In her eloquent, evocative, and fiercely candid memoir, Ordinary Girls, Jaquira Díaz revisits a girlhood spent in a dangerous world where girls like her had no one who understood where they fit in. Growing up a black sheep in housing projects in Miami and Puerto Rico, she was by her own account a juvenile delinquent—repeatedly arrested, a street fighter, a runaway, a high school dropout, a suicide risk. Jaquira struggled with depression and drug abuse as she tried to make sense of her identity as the queer, biracial, displaced daughter of an often absent Puerto Rican father and a white mother who fought her own battles with mental illness. Surrounded by a tight group of loving friends, she nonetheless longed for the love and security of family and home. Says Díaz, "I wrote Ordinary Girls for girls and women who are like the girl I was, like the woman I am now. For those who never saw themselves in books. For Puerto Rico and the diaspora, for anyone who knows what it’s like to be poor and still feel joy and hope. For mothers and daughters. For survivors of sexual violence, survivors of suicide, for anyone who’s ever known depression or mental illness.”

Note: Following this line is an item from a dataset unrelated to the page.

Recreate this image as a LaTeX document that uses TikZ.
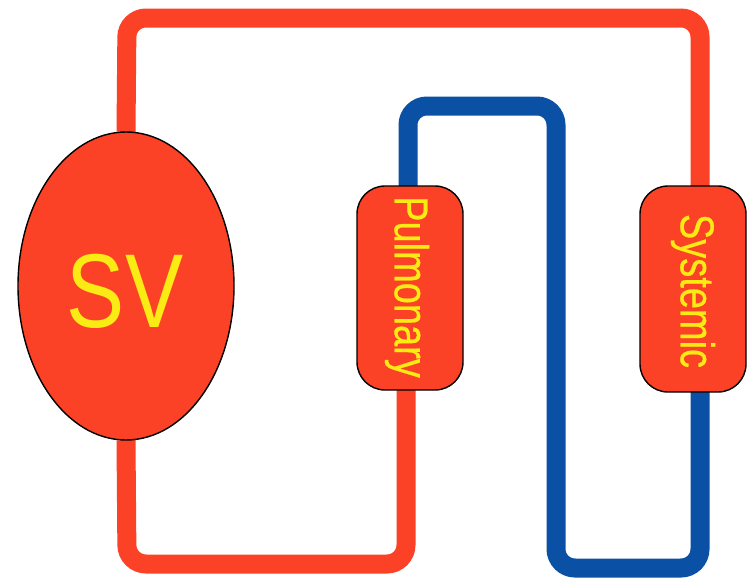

Jaquira Díaz’s work has been included in The Best American Essays, and she is the recipient of two Pushcart Prizes and fellowships from the Kenyon Review, the Wisconsin Institute for Creative Writing, the MacDowell Colony, and the Bread Loaf Writers’ Conference. She is a visiting assistant professor in the MFA program at the University of Wisconsin-Madison. Her work appears in Rolling Stone, the Guardian, the Fader, T: The New York Times Style Magazine, and other publications.